To work on this project, you will need:
- to have worked in the past with at least one RTL language (SystemVerilog or Verilog or VHDL). Having followed the VLSI 1 course is recommended.
- to have prior knowledge of hardware design and computer architecture
- to be motivated to work hard on a super cool open-source project
- Student: Joan Mihali
- Type: Semester Thesis
- Semester: Autumn Semester 2020
- Professor: Prof. Dr. L. Benini
Meetings & Presentations
The students and advisor(s) agree on weekly meetings to discuss all relevant decisions and decide on how to proceed. Of course, additional meetings can be organized to address urgent issues.
Around the middle of the project there is a design review, where senior members of the lab review your work (bring all the relevant information, such as prelim. specifications, block diagrams, synthesis reports, testing strategy, ...) to make sure everything is on track and decide whether further support is necessary. They also make the definite decision on whether the chip is actually manufactured (no reason to worry, if the project is on track) and whether more chip area, a different package, ... is provided. For more details refer to (1).
At the end of the project, you have to present/defend your work during a 15 min. presentation and 5 min. of discussion as part of the IIS Colloquium.

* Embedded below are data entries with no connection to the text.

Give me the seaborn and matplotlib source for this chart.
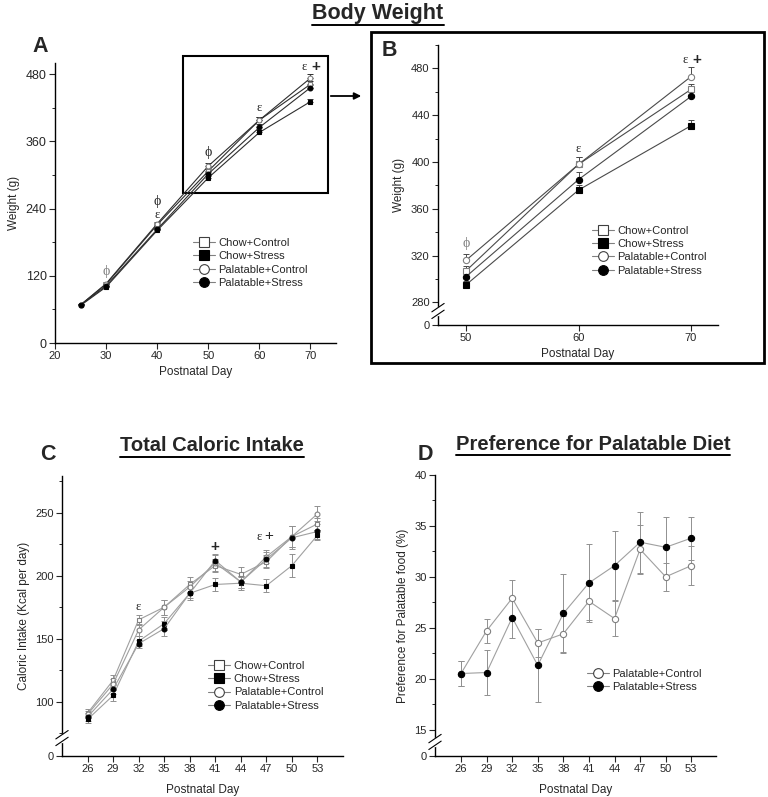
import numpy as np
import pandas as pd
import matplotlib
matplotlib.use("Agg")
import matplotlib.pyplot as plt
import seaborn as sns
from matplotlib.patches import Rectangle
from matplotlib.lines import Line2D

sns.set_style("ticks")
plt.rcParams["font.family"] = ["Liberation Sans", "DejaVu Sans"]
plt.rcParams["font.size"] = 8

GROUPS = ["Chow+Control", "Chow+Stress", "Palatable+Control", "Palatable+Stress"]

# body weight (g), upward SEM only
bw_days = [25, 30, 40, 50, 60, 70]
bw_chow_ctrl = [68, 105, 211, 307, 398, 462]
bw_chow_stress = [67, 100, 201, 295, 376, 431]
bw_pal_ctrl = [68, 106, 213, 316, 398, 473]
bw_pal_stress = [68, 102, 203, 302, 385, 456]
bw_err_chow_ctrl = [2, 3, 3, 4, 6, 5]
bw_err_chow_stress = [2, 2, 3, 3, 4, 5]
bw_err_pal_ctrl = [2, 3, 3, 5, 6, 8]
bw_err_pal_stress = [2, 3, 3, 4, 6, 4]

# total caloric intake (kcal/day)
ci_days = [26, 29, 32, 35, 38, 41, 44, 47, 50, 53]
ci_chow_ctrl = [91, 117, 165, 175, 193, 208, 201, 211, 231, 241]
ci_chow_stress = [86, 105, 148, 162, 186, 193, 194, 192, 208, 232]
ci_pal_ctrl = [90, 114, 157, 175, 191, 210, 195, 215, 231, 249]
ci_pal_stress = [88, 110, 146, 158, 186, 212, 195, 213, 230, 235]
ci_err_chow_ctrl = [3, 4, 4, 6, 6, 5, 6, 5, 8, 5]
ci_err_chow_stress = [3, 4, 4, 5, 4, 5, 5, 5, 9, 4]
ci_err_pal_ctrl = [3, 4, 5, 6, 5, 6, 5, 5, 8, 6]
ci_err_pal_stress = [3, 4, 3, 6, 5, 5, 5, 6, 9, 6]

# preference for palatable food (%)
pref_days = [26, 29, 32, 35, 38, 41, 44, 47, 50, 53]
pref_pal_ctrl = [20.5, 24.7, 27.9, 23.5, 24.4, 27.6, 25.9, 32.7, 30.0, 31.1]
pref_pal_stress = [20.5, 20.6, 26.0, 21.3, 26.4, 29.4, 31.1, 33.4, 32.9, 33.8]
pref_err_pal_ctrl = [1.2, 1.2, 1.8, 1.4, 1.8, 1.8, 1.7, 2.4, 1.4, 1.9]
pref_err_pal_stress = [1.2, 2.2, 2.0, 3.6, 3.9, 3.8, 3.4, 3.0, 3.0, 2.1]

STYLE = {
    "Chow+Control": dict(marker="s", mfc="white", mec="#808080"),
    "Chow+Stress": dict(marker="s", mfc="black", mec="black"),
    "Palatable+Control": dict(marker="o", mfc="white", mec="#808080"),
    "Palatable+Stress": dict(marker="o", mfc="black", mec="black"),
}


def long_df(days, series):
    rows = []
    for g, (vals, errs) in series.items():
        for d, v, e in zip(days, vals, errs):
            rows.append((g, d, v, e))
    return pd.DataFrame(rows, columns=["group", "day", "value", "err"])


bw_df = long_df(bw_days, {
    "Chow+Control": (bw_chow_ctrl, bw_err_chow_ctrl),
    "Chow+Stress": (bw_chow_stress, bw_err_chow_stress),
    "Palatable+Control": (bw_pal_ctrl, bw_err_pal_ctrl),
    "Palatable+Stress": (bw_pal_stress, bw_err_pal_stress),
})
ci_df = long_df(ci_days, {
    "Chow+Control": (ci_chow_ctrl, ci_err_chow_ctrl),
    "Chow+Stress": (ci_chow_stress, ci_err_chow_stress),
    "Palatable+Control": (ci_pal_ctrl, ci_err_pal_ctrl),
    "Palatable+Stress": (ci_pal_stress, ci_err_pal_stress),
})
pref_df = long_df(pref_days, {
    "Palatable+Control": (pref_pal_ctrl, pref_err_pal_ctrl),
    "Palatable+Stress": (pref_pal_stress, pref_err_pal_stress),
})


def draw_groups(ax, df, groups, line_color, err_color, ms, upper_only=False, lw=0.8):
    for g in groups:
        sub = df[df["group"] == g]
        st = STYLE[g]
        if upper_only:
            yerr = [np.zeros(len(sub)), sub["err"].values]
        else:
            yerr = sub["err"].values
        ax.errorbar(sub["day"], sub["value"], yerr=yerr, fmt="none",
                    ecolor=err_color, elinewidth=0.7, capsize=2, capthick=0.7, zorder=1.5)
        sns.lineplot(data=sub, x="day", y="value", ax=ax, color=line_color, lw=lw,
                     marker=st["marker"], markersize=ms, markerfacecolor=st["mfc"],
                     markeredgecolor=st["mec"], markeredgewidth=0.8, errorbar=None,
                     legend=False, zorder=2)


def add_legend(ax, groups, anchor, line_color):
    handles = [Line2D([], [], color=line_color, lw=0.8, marker=STYLE[g]["marker"],
                      markersize=7, markerfacecolor=STYLE[g]["mfc"],
                      markeredgecolor=STYLE[g]["mec"] if STYLE[g]["mfc"] == "black" else "#404040",
                      markeredgewidth=0.8) for g in groups]
    ax.legend(handles, groups, loc="upper left", bbox_to_anchor=anchor, frameon=False,
              fontsize=8, handlelength=2.0, handletextpad=0.3, labelspacing=0.3,
              borderpad=0, borderaxespad=0)


def style_axes(ax, labelpad=3):
    sns.despine(ax=ax)
    for s in ("left", "bottom"):
        ax.spines[s].set_linewidth(1.0)
        ax.spines[s].set_color("black")
    ax.tick_params(which="major", direction="out", length=4, width=0.8, labelsize=8, pad=2)
    ax.tick_params(which="minor", direction="out", length=2.5, width=0.7)
    ax.set_xlabel("Postnatal Day", fontsize=8.5, labelpad=labelpad)


def add_break(ax, yfrac):
    ax.plot([0, 0], [yfrac - 0.012, yfrac + 0.012], transform=ax.transAxes,
            color="white", lw=2.5, clip_on=False, zorder=5)
    for dy in (-0.012, 0.012):
        ax.plot([-0.022, 0.022], [yfrac + dy - 0.015, yfrac + dy + 0.015],
                transform=ax.transAxes, color="black", lw=0.8, clip_on=False, zorder=6)


W, H = 768, 797
fig = plt.figure(figsize=(W / 100, H / 100), dpi=100)


def px_axes(left, top, right, bottom):
    return fig.add_axes([left / W, 1 - bottom / H, (right - left) / W, (bottom - top) / H])


greek = ["Liberation Serif", "DejaVu Serif"]

# ---- A: body weight
axA = px_axes(55, 63, 336, 343)
draw_groups(axA, bw_df, GROUPS, "#2e2e2e", "#2e2e2e", 3.5, upper_only=True)
style_axes(axA)
axA.tick_params(axis="y", labelsize=9)
axA.set_xlim(20, 75)
axA.set_ylim(0, 500)
axA.set_xticks([20, 30, 40, 50, 60, 70])
axA.set_yticks([0, 120, 240, 360, 480])
axA.set_yticks([60, 180, 300, 420], minor=True)
axA.set_ylabel("Weight (g)", fontsize=8.5)
add_legend(axA, GROUPS, (0.49, 0.375), "#808080")
axA.text(30, 128, "ϕ", ha="center", va="center", fontsize=10, color="#808080", family=greek)
axA.text(40, 253, "ϕ", ha="center", va="center", fontsize=10, family=greek)
axA.text(40, 228, "ε", ha="center", va="center", fontsize=9, family=greek)
axA.text(50, 341, "ϕ", ha="center", va="center", fontsize=10, family=greek)
axA.text(60, 419, "ε", ha="center", va="center", fontsize=9, family=greek)
axA.text(68.8, 492, "ε", ha="center", va="center", fontsize=9, family=greek)
axA.text(71.0, 493, "+", ha="center", va="center", fontsize=11, fontweight="bold")
axA.add_patch(Rectangle((45.1, 267), 28.4, 246, fill=False, lw=1.5, ec="black", clip_on=False))
fig.add_artist(matplotlib.patches.FancyArrowPatch(
    (328 / W, 1 - 96 / H), (364 / W, 1 - 96 / H), transform=fig.transFigure,
    arrowstyle="-|>", mutation_scale=10, lw=1.3, color="black"))

# ---- B: zoomed body weight
fig.add_artist(Rectangle((371 / W, 1 - 363 / H), 393 / W, 331 / H, transform=fig.transFigure,
                         fill=False, lw=2.0, ec="black"))
axB = px_axes(438, 45, 718, 325)
draw_groups(axB, bw_df[bw_df["day"] >= 50], GROUPS, "#4a4a4a", "#4a4a4a", 4.5, upper_only=True)
style_axes(axB)
axB.set_xlim(47.5, 72.4)
axB.set_ylim(260.6, 500)
axB.set_xticks([50, 60, 70])
axB.set_yticks([260.6, 280, 320, 360, 400, 440, 480])
axB.set_yticklabels(["0", "280", "320", "360", "400", "440", "480"])
axB.set_yticks([300, 340, 380, 420, 460, 500], minor=True)
axB.set_ylabel("Weight (g)", fontsize=8.5)
add_break(axB, 0.05)
add_legend(axB, GROUPS, (0.55, 0.355), "#808080")
axB.text(50, 330, "ϕ", ha="center", va="center", fontsize=10, color="#808080", family=greek)
axB.text(60, 411, "ε", ha="center", va="center", fontsize=9, family=greek)
axB.text(69.5, 487, "ε", ha="center", va="center", fontsize=9, family=greek)
axB.text(70.5, 487.5, "+", ha="center", va="center", fontsize=11, fontweight="bold")

# ---- C: total caloric intake
axC = px_axes(62, 476, 343, 756)
draw_groups(axC, ci_df, GROUPS, "#a0a0a0", "#909090", 3.5)
style_axes(axC, labelpad=7)
axC.set_xlim(23, 56)
axC.set_ylim(57, 279)
axC.set_xticks(ci_days)
axC.set_yticks([57, 100, 150, 200, 250])
axC.set_yticklabels(["0", "100", "150", "200", "250"])
axC.set_yticks([75, 125, 175, 225, 275], minor=True)
axC.set_ylabel("Caloric Intake (Kcal per day)", fontsize=8.5)
add_break(axC, 0.064)
add_legend(axC, GROUPS, (0.52, 0.34), "#808080")
axC.text(32, 175, "ε", ha="center", va="center", fontsize=9, family=greek)
axC.text(41, 223, "+", ha="center", va="center", fontsize=11, fontweight="bold")
axC.text(46.2, 231, "ε", ha="center", va="center", fontsize=9, family=greek)
axC.text(47.3, 231.5, "+", ha="center", va="center", fontsize=11)

# ---- D: preference for palatable diet
axD = px_axes(435, 475, 716, 756)
draw_groups(axD, pref_df, GROUPS[2:], "#a0a0a0", "#909090", 4.5)
style_axes(axD, labelpad=7)
axD.set_xlim(22.95, 55.9)
axD.set_ylim(12.4, 40)
axD.set_xticks(pref_days)
axD.set_yticks([12.4, 15, 20, 25, 30, 35, 40])
axD.set_yticklabels(["0", "15", "20", "25", "30", "35", "40"])
axD.set_yticks([17.5, 22.5, 27.5, 32.5, 37.5], minor=True)
axD.set_ylabel("Preference for Palatable food (%)", fontsize=8.5)
add_break(axD, 0.05)
add_legend(axD, GROUPS[2:], (0.54, 0.31), "#808080")


# ---- titles and panel letters
def title_underlined(text, cx, cy, size):
    t = fig.text(cx / W, 1 - cy / H, text, ha="center", va="center",
                 fontsize=size, fontweight="bold")
    bb = t.get_window_extent(renderer=fig.canvas.get_renderer())
    y = bb.y0 - 1.5
    fig.add_artist(Line2D([bb.x0 / W, bb.x1 / W], [y / H, y / H], color="black", lw=1.4,
                          transform=fig.transFigure))


title_underlined("Body Weight", 378, 13, 15.5)
title_underlined("Total Caloric Intake", 212, 446, 14.5)
title_underlined("Preference for Palatable Diet", 593, 444, 14.5)

for letter, x, y in [("A", 32, 47), ("B", 382, 50), ("C", 40, 455), ("D", 418, 455)]:
    fig.text(x / W, 1 - y / H, letter, ha="left", va="center", fontsize=15.5, fontweight="bold")

fig.savefig("out.png", dpi=100)
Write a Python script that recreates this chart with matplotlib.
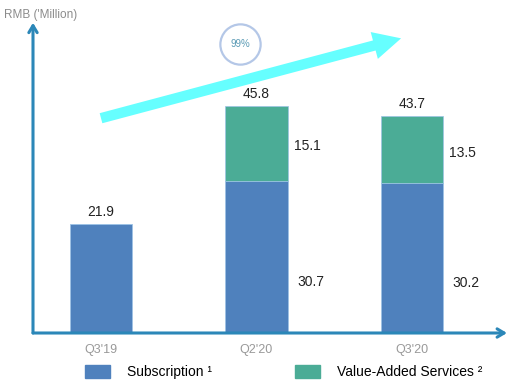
import numpy as np
import matplotlib.pyplot as plt

plt.rcParams['font.family'] = ['Liberation Sans', 'DejaVu Sans']

# data
quarters = ["Q3'19", "Q2'20", "Q3'20"]
subscription = [21.9, 30.7, 30.2]
value_added = [0.0, 15.1, 13.5]
totals = [21.9, 45.8, 43.7]
growth_label = '99%'

blue = '#4F81BD'
teal = '#4BAC96'
axis_col = '#2B87B8'
grey = '#8C8C8C'

fig = plt.figure(figsize=(5.10, 3.87), dpi=100)
# left edge sits on the y axis line
ax = fig.add_axes([33 / 510, 54 / 387, (507 - 33) / 510, 315 / 387])
ax.set_xlim(-(101 - 33) / 155.5, (507 - 101) / 155.5)
ax.set_ylim(0, 63.5)
ax.set_axis_off()

x = np.arange(len(quarters))
w = 0.4
ax.bar(x, subscription, w, color=blue, edgecolor='#9DC3E6', linewidth=0.5, zorder=2)
ax.bar(x, value_added, w, bottom=subscription, color=teal, edgecolor='#9DC3E6',
       linewidth=0.5, zorder=2)

# axis arrows
ax.annotate('', xy=(0, 0.985), xytext=(0, 0), xycoords='axes fraction',
            arrowprops=dict(arrowstyle='->,head_length=0.5,head_width=0.3',
                            color=axis_col, lw=2.2, shrinkA=0, shrinkB=0))
ax.annotate('', xy=(1.0, 0), xytext=(0, 0), xycoords='axes fraction',
            arrowprops=dict(arrowstyle='->,head_length=0.5,head_width=0.3',
                            color=axis_col, lw=2.2, shrinkA=0, shrinkB=0))

# labels
for i in range(len(quarters)):
    ax.text(x[i], totals[i] + 1.0, f'{totals[i]:.1f}', ha='center', va='bottom',
            fontsize=10, color='#222222')
    ax.text(x[i], -2.2, quarters[i], ha='center', va='top', fontsize=9, color='#999999')
    if value_added[i] > 0:
        ax.text(x[i] + w / 2 + 0.06, subscription[i] / 3, f'{subscription[i]:.1f}',
                ha='left', va='center', fontsize=10, color='#222222')
        ax.text(x[i] + w / 2 + 0.04, subscription[i] + value_added[i] / 2 - 0.6,
                f'{value_added[i]:.1f}', ha='left', va='center', fontsize=10,
                color='#222222')

# growth arrow
ax.annotate('', xy=(1.93, 59.4), xytext=(0.0, 43.3),
            arrowprops=dict(arrowstyle='simple,head_length=2.0,head_width=2.0,tail_width=0.75',
                            color='#66FFFF', mutation_scale=10, shrinkA=0, shrinkB=0, lw=0))
ax.plot([0.894], [58.3], marker='o', markersize=29, markerfacecolor='white',
        markeredgecolor='#B4C7E7', markeredgewidth=1.6, zorder=4)
ax.text(0.894, 58.3, growth_label, ha='center', va='center', fontsize=7,
        color='#5B9BB5', zorder=5)

fig.text(4 / 510, 1 - 15 / 387, "RMB ('Million)", ha='left', va='center',
         fontsize=8.5, color=grey)

handles = [plt.Rectangle((0, 0), 1, 1, color=blue), plt.Rectangle((0, 0), 1, 1, color=teal)]
fig.legend(handles, ['Subscription \u00b9', 'Value-Added Services \u00b2'],
           loc='center', bbox_to_anchor=(284 / 510, 15 / 387), ncol=2, frameon=False,
           fontsize=10, handlelength=1.8, handleheight=1.1, handletextpad=1.2,
           columnspacing=6)

fig.savefig('out.png', dpi=100)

- A. Kurth, A. Capotondi, P. Vogel, L. Benini, and A. Marongiu, “Hero: An open-source research platform for hw/sw exploration of heterogeneous manycore systems,” in ANDARE ’18. New York, NY, USA: ACM, 2018.
- F. Conti, D. Rossi, A. Pullini, I. Loi, and L. Benini, “Pulp: A ultra-low power parallel accelerator for energy-efficient and flexible embedded vision,”J. Signal Process. Syst., vol. 84, no. 3, p. 339–354, Sep. 2016.
- M. Gautschi, P. D. Schiavone, A. Traber, I. Loi, A. Pullini, D. Rossi, E. Flamand, F. K. Gürkaynak, and L. Benini, “Near-threshold RISC-V core with DSP extensions for scalable IoT endpoint devices,”IEEE Transactions on Very Large Scale Integration(VLSI) Systems, vol. 25, no. 10, pp. 2700–2713, 2017.
- M. Cavalcante and S. Riedel, MemPool GitLab Repository, 2020 (accessed August 18, 2020). [Online]. Available: https://iis-git.ee.ethz.ch/mempool/mempool
- F. Zaruba, F. Schuiki, T. Hoefler, and L. Benini, “Snitch: A 10 kGE pseudo dual-issue processor for area and energy efficient execution of floating-point intensive workloads,” 2020.